Sparked by a meeting between Marco Marchero and Julie Slick as the latter toured through Italy with the Crimson ProjeKCt, Fourth Dementia is the sound of two unique voices finding their own rhythm.
Slick ends up playing the more guitar-like six-string Lakland VI and handling effects, while Marchera switches between low-end sounds and external objects on his various basses. Even so, they might have created something that stratified into separate visions, swinging wildly from one thing to the next. Or they might have walked all over one another, missing the empty spaces.

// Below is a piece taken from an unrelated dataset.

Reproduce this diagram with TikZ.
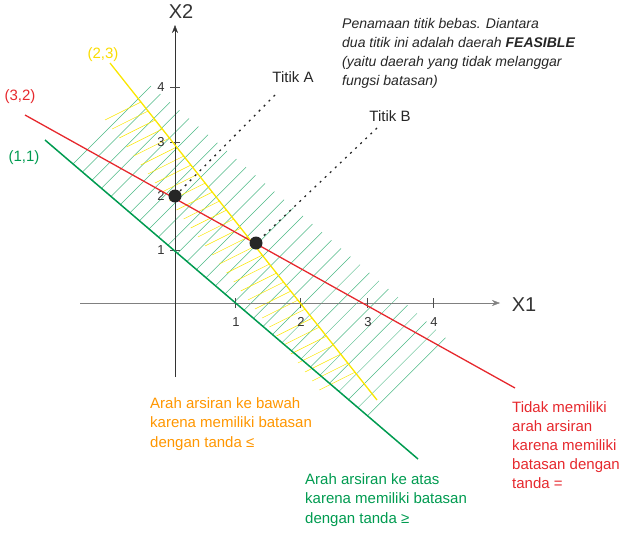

Instead, something sparks. Fourth Dementia (available now via Bandcamp) unfolds like a fascinating conversation between new friends discovering previously unknown commonalities at a busy side-street cafe, urgent at times and never more than a confidential whisper at others.
They recorded these songs basically as strangers, but it doesn’t feel that way. Not with Machera and Slick tip toeing down the finest of lines, creating something in Fourth Dementia that is both a wonder of intricate control but also emotionally open in a way that many progressive instrumental albums simply refuse to be. One pushes, then the other pulls. One charges ahead, and the other lays back.

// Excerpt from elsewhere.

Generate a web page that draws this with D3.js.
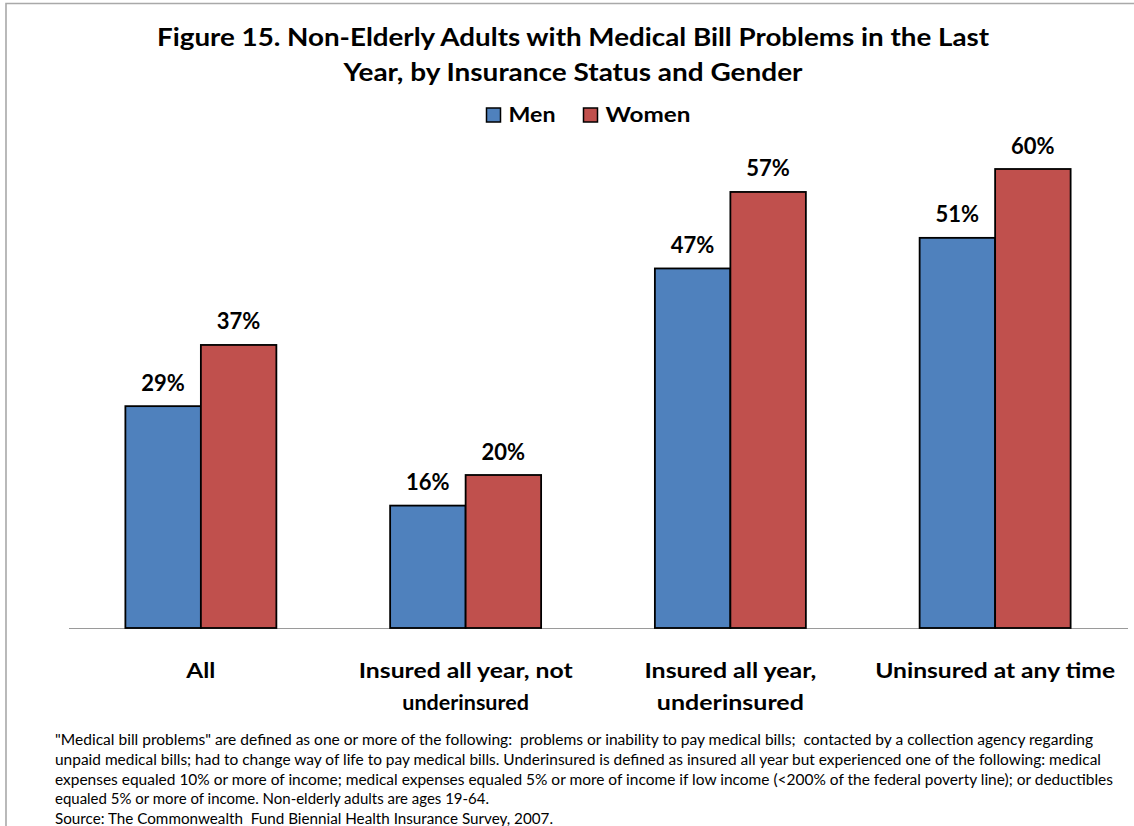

As such, you have moments both expected (“Esteem,” powered along by a tough-minded turn by drummer Pat Mastelotto, hews closer to the kind of furious elasticity associated with Slick’s work in the Adrian Belew Power Trio and Crimson ProjeKCt bands) and utterly new: “Green,” one of four tracks that feature Julie’s brother Eric Slick on drums, unfolds with a tender delicacy. Then there’s the ambient reverie that surrounds “Ci Provo,” something only heightened by the Cocteau Twins-inspired showers of wordless exhalations, courtesy of Machera.
Fourth Dementia doesn’t stay in one place for too long, deftly shifting into the untethered noise experiments of “Feck You Op” before returning once more to these insistently optimistic expanses inside “Infinity X 1.” Sarah Flossy Anderson adds new dimensions to both “Overcome,” and then “Krush.” With the first, she creates a billowing storm cloud of ambient synth expectancy. On the other, this placid viola counterpoint within the urgent fiddle rush.
Finally, there’s the vista-expanding “1986,” which leaves Fourth Dementia on a note as perfectly wrought as it persistently hopeful.